Aim of the exercise:
Check the listing below for lines with the word "that" and say how many there are, with nothing but the number.

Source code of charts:
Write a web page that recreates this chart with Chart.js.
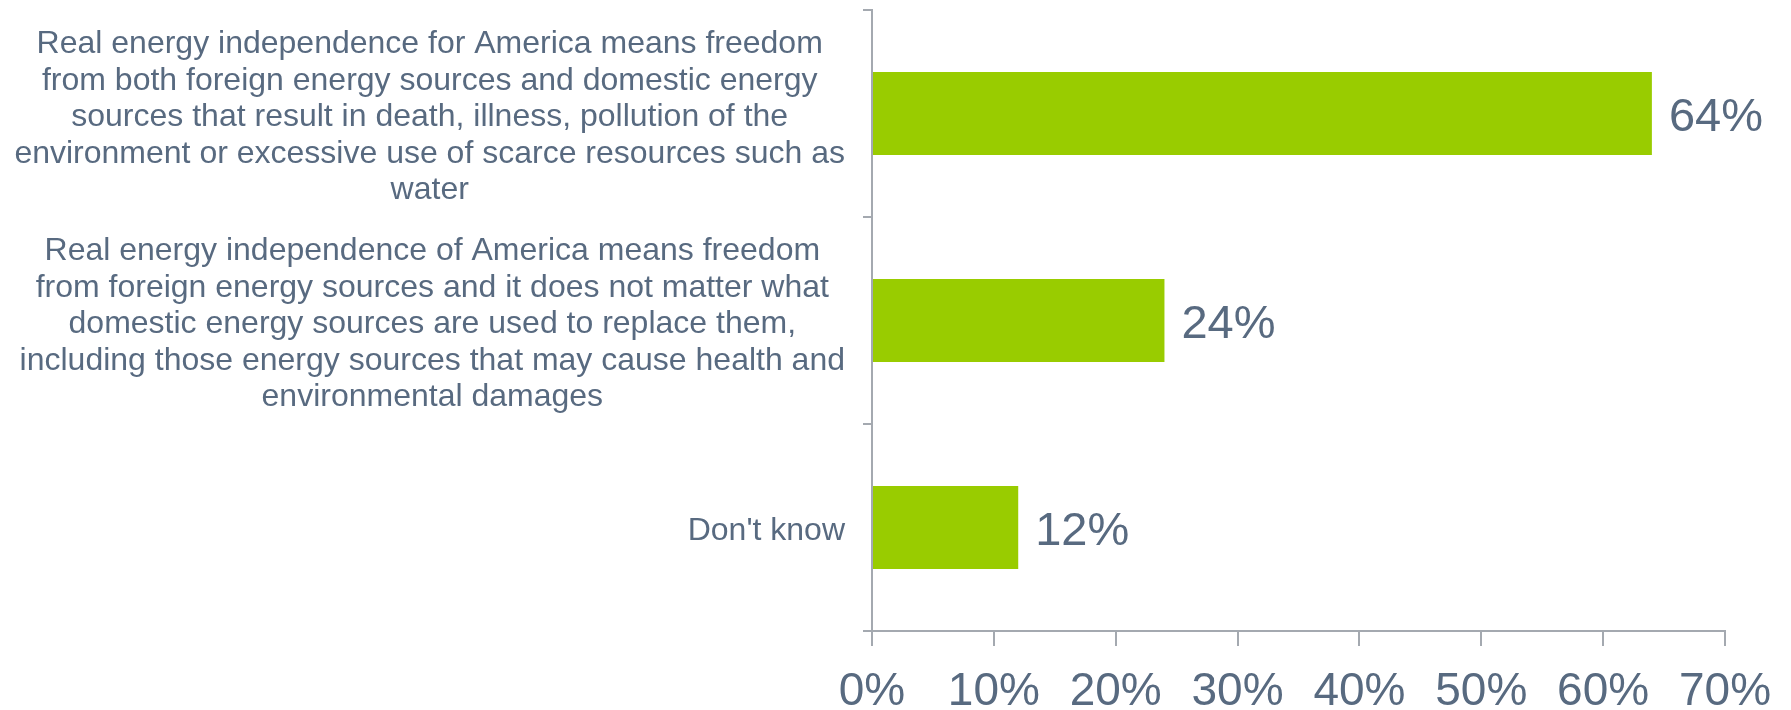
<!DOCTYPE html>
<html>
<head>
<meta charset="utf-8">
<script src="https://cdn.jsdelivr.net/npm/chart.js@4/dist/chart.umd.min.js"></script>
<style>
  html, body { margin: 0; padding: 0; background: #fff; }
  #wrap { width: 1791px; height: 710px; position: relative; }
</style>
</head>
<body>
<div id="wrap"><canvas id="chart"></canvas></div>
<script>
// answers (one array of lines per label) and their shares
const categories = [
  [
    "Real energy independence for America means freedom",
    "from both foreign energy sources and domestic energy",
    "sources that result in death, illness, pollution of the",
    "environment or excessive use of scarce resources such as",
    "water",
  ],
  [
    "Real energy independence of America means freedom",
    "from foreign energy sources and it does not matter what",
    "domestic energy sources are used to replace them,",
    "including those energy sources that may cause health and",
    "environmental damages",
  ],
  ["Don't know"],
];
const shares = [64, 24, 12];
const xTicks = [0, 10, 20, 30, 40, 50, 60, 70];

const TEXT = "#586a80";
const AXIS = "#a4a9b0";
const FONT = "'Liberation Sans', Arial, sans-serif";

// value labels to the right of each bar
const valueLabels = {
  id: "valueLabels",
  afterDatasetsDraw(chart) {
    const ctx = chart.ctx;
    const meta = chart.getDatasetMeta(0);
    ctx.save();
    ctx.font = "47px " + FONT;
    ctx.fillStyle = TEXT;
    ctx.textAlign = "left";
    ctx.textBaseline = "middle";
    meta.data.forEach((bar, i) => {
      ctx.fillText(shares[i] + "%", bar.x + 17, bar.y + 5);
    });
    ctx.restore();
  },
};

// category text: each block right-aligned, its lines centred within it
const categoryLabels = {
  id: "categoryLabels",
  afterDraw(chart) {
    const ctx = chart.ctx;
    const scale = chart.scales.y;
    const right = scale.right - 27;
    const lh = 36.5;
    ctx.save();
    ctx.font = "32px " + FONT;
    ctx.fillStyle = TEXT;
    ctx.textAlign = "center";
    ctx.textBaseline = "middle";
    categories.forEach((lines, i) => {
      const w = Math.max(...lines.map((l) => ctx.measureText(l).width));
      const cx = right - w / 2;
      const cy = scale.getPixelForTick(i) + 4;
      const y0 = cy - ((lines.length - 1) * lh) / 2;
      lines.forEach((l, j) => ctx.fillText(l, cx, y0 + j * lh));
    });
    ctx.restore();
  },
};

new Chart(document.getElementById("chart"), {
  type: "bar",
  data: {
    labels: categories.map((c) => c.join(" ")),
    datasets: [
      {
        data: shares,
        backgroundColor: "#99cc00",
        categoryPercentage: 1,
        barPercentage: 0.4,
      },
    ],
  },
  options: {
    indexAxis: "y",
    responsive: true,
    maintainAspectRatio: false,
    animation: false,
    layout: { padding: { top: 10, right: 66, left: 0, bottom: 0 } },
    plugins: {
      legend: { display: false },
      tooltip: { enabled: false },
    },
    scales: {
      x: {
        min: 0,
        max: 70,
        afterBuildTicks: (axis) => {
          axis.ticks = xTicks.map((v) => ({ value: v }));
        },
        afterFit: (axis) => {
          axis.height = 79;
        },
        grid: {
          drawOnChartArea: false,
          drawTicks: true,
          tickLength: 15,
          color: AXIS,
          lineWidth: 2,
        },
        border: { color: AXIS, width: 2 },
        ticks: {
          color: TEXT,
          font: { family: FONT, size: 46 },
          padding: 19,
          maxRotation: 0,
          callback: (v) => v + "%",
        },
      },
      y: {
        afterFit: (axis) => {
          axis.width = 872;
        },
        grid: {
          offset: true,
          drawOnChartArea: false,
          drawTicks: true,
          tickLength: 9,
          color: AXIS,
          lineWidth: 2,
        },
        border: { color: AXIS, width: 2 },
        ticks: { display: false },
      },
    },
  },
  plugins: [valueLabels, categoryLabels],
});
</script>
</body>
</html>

* * *

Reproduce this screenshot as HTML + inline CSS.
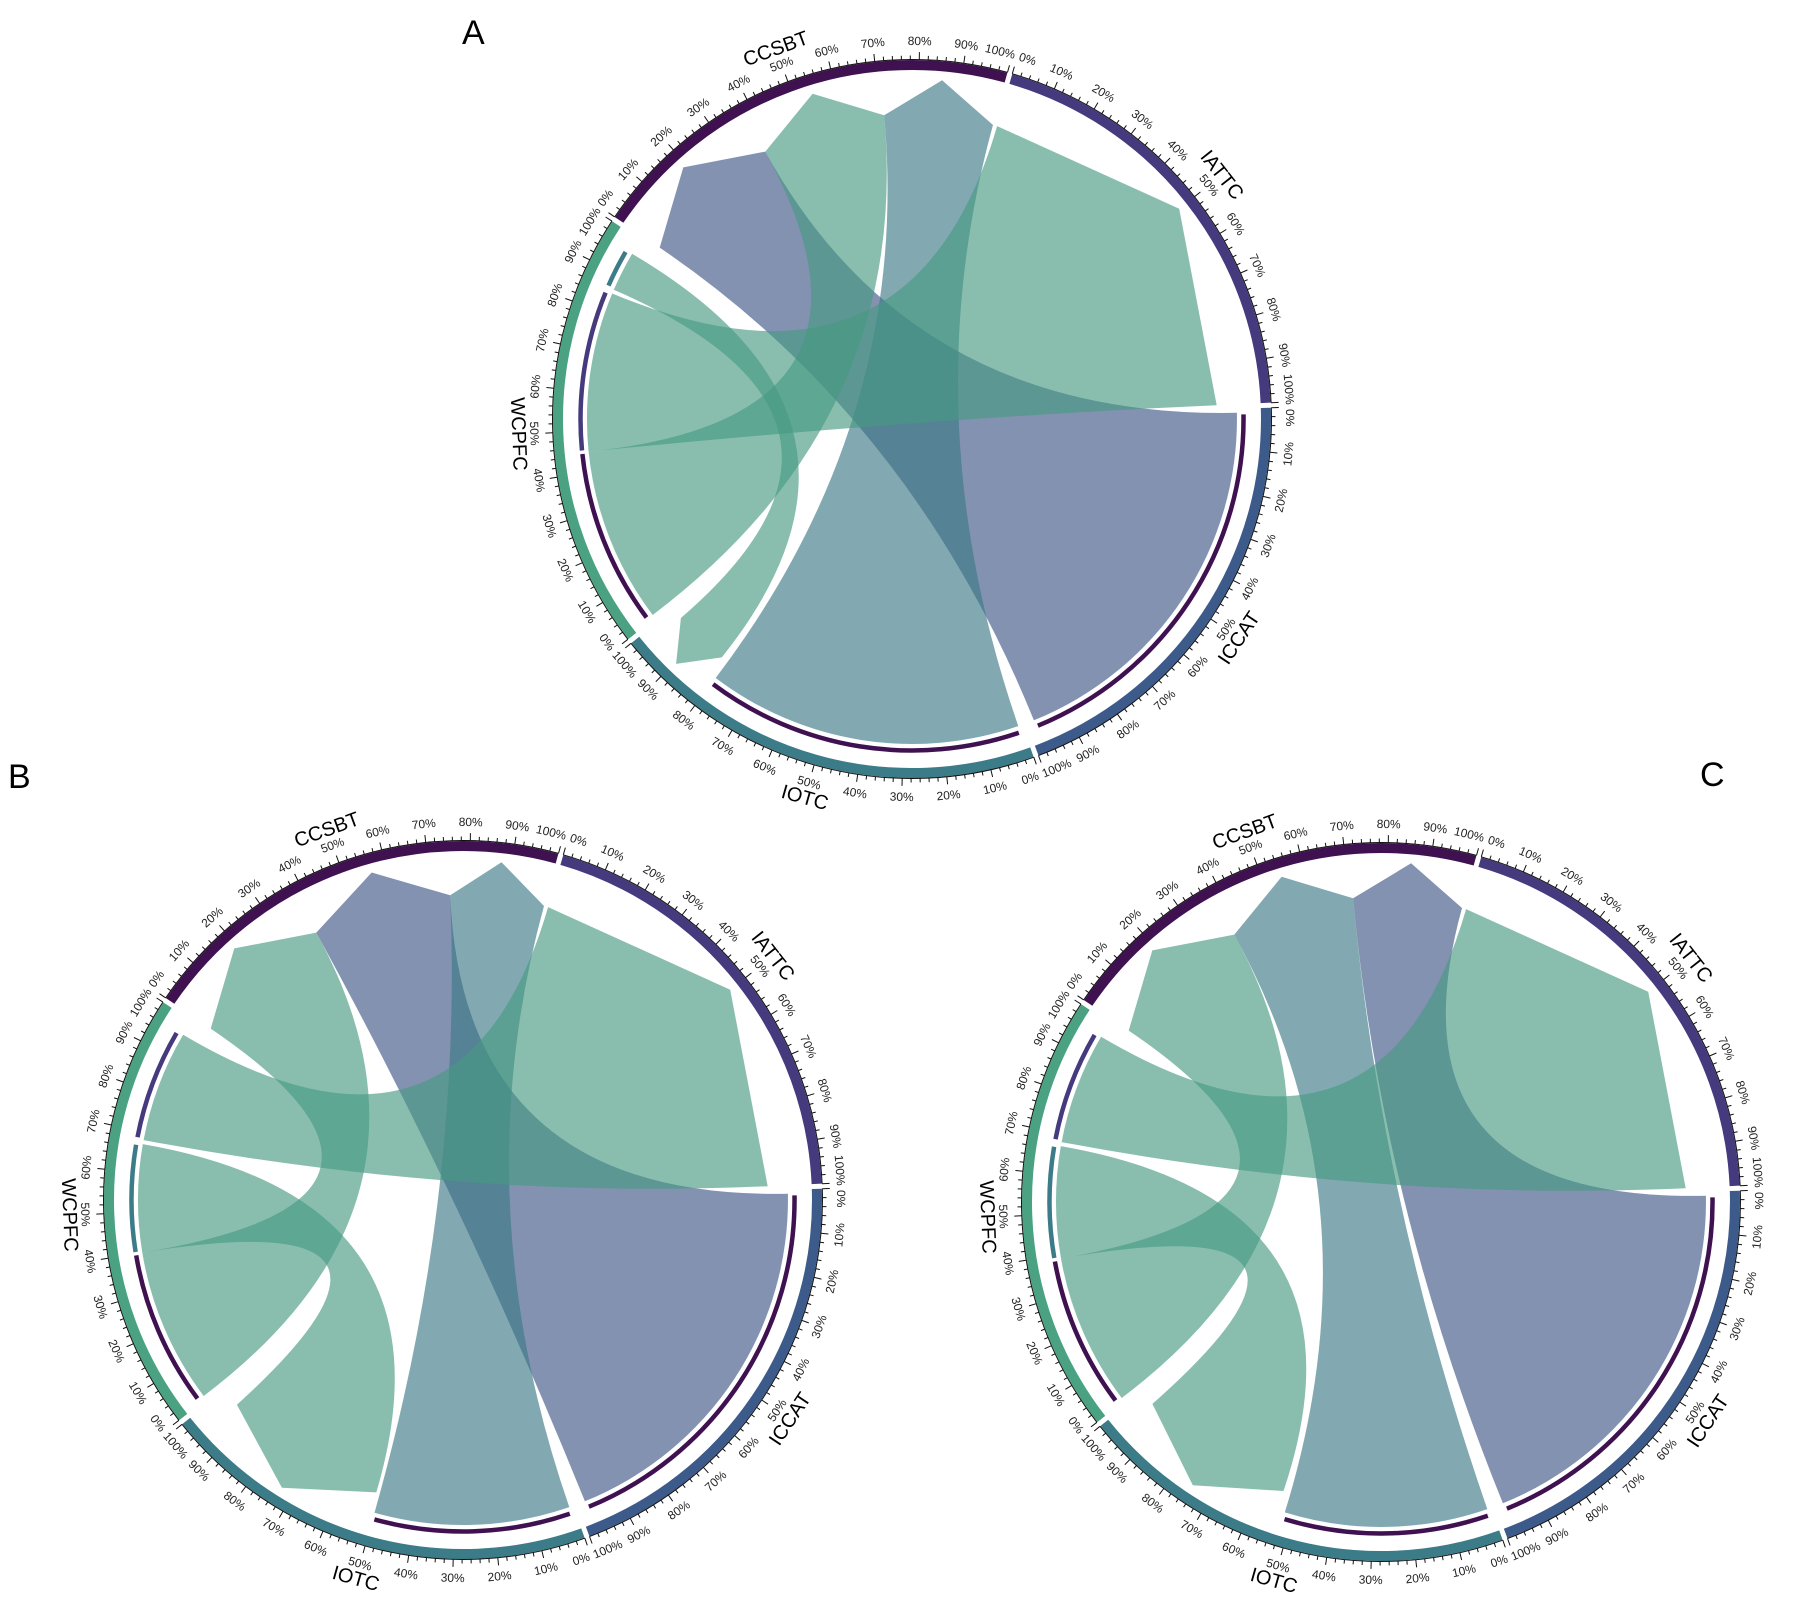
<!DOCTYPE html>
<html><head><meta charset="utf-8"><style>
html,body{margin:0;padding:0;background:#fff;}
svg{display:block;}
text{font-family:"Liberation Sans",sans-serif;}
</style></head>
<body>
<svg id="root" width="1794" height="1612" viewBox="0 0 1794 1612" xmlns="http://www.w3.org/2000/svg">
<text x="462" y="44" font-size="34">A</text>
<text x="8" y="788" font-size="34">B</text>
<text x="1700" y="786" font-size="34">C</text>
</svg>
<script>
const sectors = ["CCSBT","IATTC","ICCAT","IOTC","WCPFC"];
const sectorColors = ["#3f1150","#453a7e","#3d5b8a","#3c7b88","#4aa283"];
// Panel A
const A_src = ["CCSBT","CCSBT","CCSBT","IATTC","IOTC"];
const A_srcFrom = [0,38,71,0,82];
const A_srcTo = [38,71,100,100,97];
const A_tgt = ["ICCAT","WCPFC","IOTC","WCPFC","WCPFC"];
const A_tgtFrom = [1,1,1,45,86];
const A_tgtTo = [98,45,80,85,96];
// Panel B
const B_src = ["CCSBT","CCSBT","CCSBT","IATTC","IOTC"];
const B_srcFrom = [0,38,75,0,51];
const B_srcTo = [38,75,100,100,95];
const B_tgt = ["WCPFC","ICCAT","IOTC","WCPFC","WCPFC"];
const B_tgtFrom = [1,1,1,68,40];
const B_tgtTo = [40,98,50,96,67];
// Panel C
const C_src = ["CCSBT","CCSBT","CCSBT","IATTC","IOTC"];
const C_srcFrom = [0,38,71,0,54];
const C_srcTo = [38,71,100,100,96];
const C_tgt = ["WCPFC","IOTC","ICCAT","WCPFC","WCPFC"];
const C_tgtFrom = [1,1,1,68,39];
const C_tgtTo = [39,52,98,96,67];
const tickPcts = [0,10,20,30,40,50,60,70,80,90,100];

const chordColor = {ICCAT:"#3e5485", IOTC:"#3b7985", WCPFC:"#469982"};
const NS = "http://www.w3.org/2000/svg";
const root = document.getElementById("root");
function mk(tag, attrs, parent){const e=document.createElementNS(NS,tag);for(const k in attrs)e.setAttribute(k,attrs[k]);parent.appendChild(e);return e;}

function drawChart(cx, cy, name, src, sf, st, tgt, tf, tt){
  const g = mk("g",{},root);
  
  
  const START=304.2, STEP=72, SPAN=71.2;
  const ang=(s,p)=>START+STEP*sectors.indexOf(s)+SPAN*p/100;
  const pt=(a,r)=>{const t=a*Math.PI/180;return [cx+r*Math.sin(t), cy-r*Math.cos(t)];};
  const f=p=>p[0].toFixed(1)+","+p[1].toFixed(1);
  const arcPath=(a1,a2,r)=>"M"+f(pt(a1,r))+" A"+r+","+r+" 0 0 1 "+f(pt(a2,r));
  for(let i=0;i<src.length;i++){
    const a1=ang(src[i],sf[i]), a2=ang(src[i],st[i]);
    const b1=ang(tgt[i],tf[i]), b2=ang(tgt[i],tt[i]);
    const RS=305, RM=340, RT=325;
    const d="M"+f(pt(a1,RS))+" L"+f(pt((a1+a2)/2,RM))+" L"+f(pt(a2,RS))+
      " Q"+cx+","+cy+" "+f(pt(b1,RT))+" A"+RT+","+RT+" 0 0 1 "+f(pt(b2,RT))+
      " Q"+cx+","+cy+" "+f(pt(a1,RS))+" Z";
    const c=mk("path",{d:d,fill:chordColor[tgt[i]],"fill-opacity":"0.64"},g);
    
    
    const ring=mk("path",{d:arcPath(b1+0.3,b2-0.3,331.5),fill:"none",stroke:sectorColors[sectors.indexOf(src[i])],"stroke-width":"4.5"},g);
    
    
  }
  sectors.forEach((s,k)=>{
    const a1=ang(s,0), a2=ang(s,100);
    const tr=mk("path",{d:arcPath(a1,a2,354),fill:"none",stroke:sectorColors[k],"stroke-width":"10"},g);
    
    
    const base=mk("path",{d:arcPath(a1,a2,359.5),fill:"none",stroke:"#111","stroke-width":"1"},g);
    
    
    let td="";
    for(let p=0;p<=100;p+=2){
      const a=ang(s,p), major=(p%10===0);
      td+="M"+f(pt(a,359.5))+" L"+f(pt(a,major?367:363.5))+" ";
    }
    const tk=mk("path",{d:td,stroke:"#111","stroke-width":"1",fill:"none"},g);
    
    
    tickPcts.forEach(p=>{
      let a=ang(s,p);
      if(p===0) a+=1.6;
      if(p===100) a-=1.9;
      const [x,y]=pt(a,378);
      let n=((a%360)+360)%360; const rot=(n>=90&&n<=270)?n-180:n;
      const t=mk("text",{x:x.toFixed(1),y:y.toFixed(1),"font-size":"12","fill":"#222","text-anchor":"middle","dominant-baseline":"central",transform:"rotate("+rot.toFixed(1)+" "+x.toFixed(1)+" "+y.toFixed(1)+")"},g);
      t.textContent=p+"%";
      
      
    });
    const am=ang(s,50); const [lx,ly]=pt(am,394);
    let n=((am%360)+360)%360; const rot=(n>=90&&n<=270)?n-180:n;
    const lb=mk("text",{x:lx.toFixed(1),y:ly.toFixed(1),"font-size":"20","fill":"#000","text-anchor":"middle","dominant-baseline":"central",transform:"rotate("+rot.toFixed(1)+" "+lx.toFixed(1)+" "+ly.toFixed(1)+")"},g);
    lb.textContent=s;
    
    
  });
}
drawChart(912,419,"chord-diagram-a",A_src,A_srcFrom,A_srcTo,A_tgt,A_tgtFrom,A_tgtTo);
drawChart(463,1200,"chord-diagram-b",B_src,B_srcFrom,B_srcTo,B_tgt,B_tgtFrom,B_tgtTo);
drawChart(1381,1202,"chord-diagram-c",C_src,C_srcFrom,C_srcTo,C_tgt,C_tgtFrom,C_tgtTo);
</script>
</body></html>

Full output:
3